Figure 5 shows an example. The red line is the input impedance obtained after placing some discrete decoupling capacitors on the PCB.
The first resonance peak appears at 600MHz to 700MHz. After considering the package structure, the additional package inductance shifts the resonance peak to about 450MHz, see the blue line. After including the chip power supply system, the decoupling capacitors in the chip remove all those high-frequency resonance peaks, but at the same time introduce a very weak 30MHz resonance peak, see the green line. This 30MHz resonance will be reflected in the time domain as a voltage trough on the intermediate frequency envelope of the high-frequency flip signal.
Figure 5: Input impedance calculated for different structures. Without considering the chip and package structure (red line); considering the package structure (blue line); considering the chip, package and circuit board (green line)

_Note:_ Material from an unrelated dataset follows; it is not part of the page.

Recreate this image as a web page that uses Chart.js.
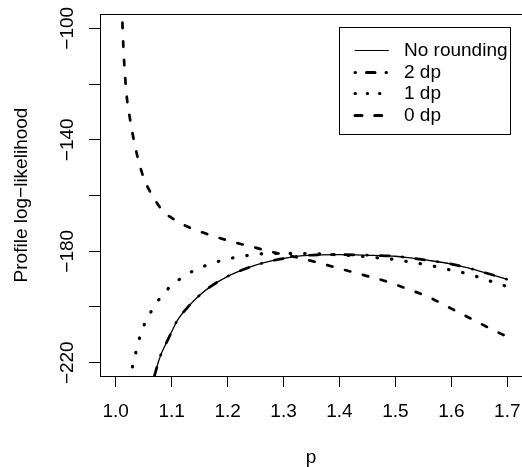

Decoupling within the chip is very effective, but the cost is to use up valuable space within the chip and consume more leakage current. Moving the decoupling capacitors within the chip to the package structure may be a good compromise, but it requires designers to have knowledge of the entire system from chip, package structure to PCB. But usually, PCB designers cannot obtain the design data of the chip and package structure and the corresponding simulation software package. For integrated circuit designers, they usually do not care about the design of the lower-end package and circuit board. But it is obvious that the use of collaborative design concepts to optimize the analysis and design of the power supply system of the entire system, chip-package-circuit board is a future development trend. Some companies at the forefront of electronic design have actually done so.